3. Students might be happy to be freed of
student loans that can follow them around for years and encumber them to the
market economy and capitalist system before they can make any real life
choices, but what will they think of their very identities being sold to the
highest bidder? Is it too idealistic to think that people should have choices
as regards their privacy? One wonders if this generation even believes in the
idea, given their sharing of every detail of their lives on Facebook, twitter
and the other social networking sites. But a certain fatigue to the constant
selling certainly appears to surround the most marketed to generation in
history. Shouldn’t universities provide some shelter from the world of their
youth and the future to come?
4. Would universities become
even more encumbered to their sponsors, who already often have a say in
research, program funding and campus initiatives? The answer would probably be yes, putting
further strain on “useless” majors like those that fill the entire humanities.
Would those sponsors want the curriculum reflecting their needs? That seems
reasonable. And ideologies? Well, corporations are quite good at getting those
they fund to reinforce their hegemonic positionality.

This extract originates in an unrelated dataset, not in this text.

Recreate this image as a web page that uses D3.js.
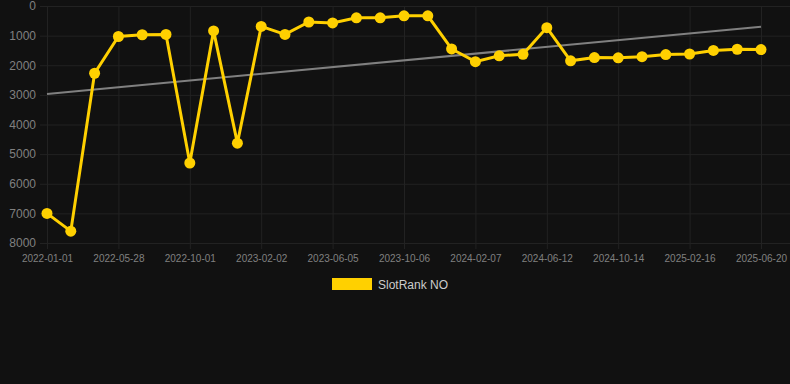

So while the idea of a free tuition certainly
appeals to any sane person considering a degree, the proposition comes with a
number of costs and potential side effects that might not only devalue that
free education but the very institution that provides it. Smaller scale
commercialism is already leading us on that path – reinforcing the notion that
corporations are everywhere and we should just accept their everyday presence
as part of la nouvelle vie quotidienne. I’d prefer to pursue a different path.